Fig3-WebSetup_sm.jpg

Click to enlarge.

The Alarm setup panel (above) lets you send email whenever a physical sensor connected to the NVR triggers an alarm condition. In addition to cameras, the EB1704HB WiFi-4 can be connected to up to 4 external sensor devices and one relay device. Such devices can be used, for example, to turn on a light and start recording whenever a door is opened. External sensors and relays are not supplied along with the EB1704HB WiFi-4 but can be purchased separately. The NVR can also generate an audible alarm whenever video feeds are lost—we found this more useful for Ethernet cameras than for Wi-Fi cameras where occasional disconnects are normal.

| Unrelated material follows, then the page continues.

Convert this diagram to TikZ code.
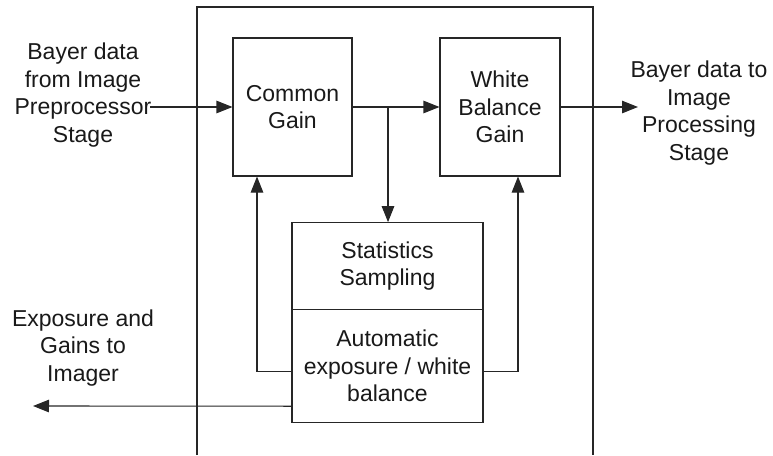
\documentclass[tikz,border=0pt]{standalone}
\usepackage{fontspec}
\setmainfont{Liberation Sans}
\usetikzlibrary{arrows.meta,calc}
\begin{document}
\begin{tikzpicture}[x=1pt,y=-1pt,
  line width=1.1pt,
  draw=black!85,
  every node/.style={font=\fontsize{23}{27.5}\selectfont, text=black!90, align=center},
  block/.style={draw=black!85, line width=1.1pt, rectangle, inner sep=0pt},
  label/.style={inner sep=0pt},
  flow/.style={-{Triangle[length=16pt,width=12.5pt]}}
]
\useasboundingbox (0,0) rectangle (773,455);

% outer frame, open at the bottom
\draw (197,455) -- (197,7) -- (593,7) -- (593,455);

% processing blocks
\node[block, minimum width=119pt, minimum height=138pt] (common) at (292.5,107) {Common\\Gain};
\node[block, minimum width=120pt, minimum height=138pt] (wb) at (500,107) {White\\Balance\\Gain};
\node[block, minimum width=191pt, minimum height=87pt] (stats) at (387.5,266.2) {Statistics\\Sampling};
\node[block, minimum width=191pt, minimum height=113pt] (aewb) at (387.5,366.2) {Automatic\\exposure / white\\balance};

% external labels
\node[label] (inlbl) at (83,95) {Bayer data\\from Image\\Preprocessor\\Stage};
\node[label] (outlbl) at (699,113) {Bayer data to\\Image\\Processing\\Stage};
\node[label] (explbl) at (83,348) {Exposure and\\Gains to\\Imager};

% connector end points
\coordinate (inStart) at (150,107);
\coordinate (outEnd) at (638,107);
\coordinate (branch) at (388,107);
\coordinate (expEnd) at (33,406);

% data path
\draw[flow] (inStart) -- (common.west);
\draw[flow] (common.east) -- (wb.west);
\draw[flow] (branch) -- (branch |- stats.north);
\draw[flow] (wb.east) -- (outEnd);

% feedback from the AE/AWB block
\draw[flow] ([yshift=-5pt]aewb.west) -| ([xshift=-35.5pt]common.south);
\draw[flow] ([yshift=-5pt]aewb.east) -| ([xshift=18pt]wb.south);
\draw[flow] ([yshift=-40pt]aewb.west) -- (expEnd);
\end{tikzpicture}
\end{document}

Sensor Recording is one of four recording modes supported by the EB1704HB WiFi-4. We tested the other three modes: Always Recording, Button (manual) Recording, and Motion Recording. The NVR's recording schedule specifies a single mode for each one hour period. We configured our EB1704HB WiFi-4 to record full-time during the day but for just 60 seconds whenever motion was detected off-hours.

Always and Button recording worked as expected, but we never could get Motion Recording to really work for us. As shown above, cameras are individually configured to enable Motion Recording—those cameras must detect motion to trigger recording for the specified duration. Sensitivity tunes the degree of motion required to trigger recording. These camera parameters are combined with the NVR's recording schedule to enable Motion Recording during selected hours.

In theory, motion-based recording conserves storage by saving only video following events of interest. This makes it far easier to locate noteworthy events when conducting video surveillance over lengthy periods. Unfortunately, our Wi-Fi cameras appeared to always detect motion, resulting in full-time recordings. According to tech support, this might be caused by flickering pixels (digital noise) being perceived as motion. We tried reducing sensitivity, using bright lights, connecting cameras to Ethernet to reduce RF-induced noise—all without success. At press time, tech support was evaluating a possible NVR/camera version mismatch as the culprit.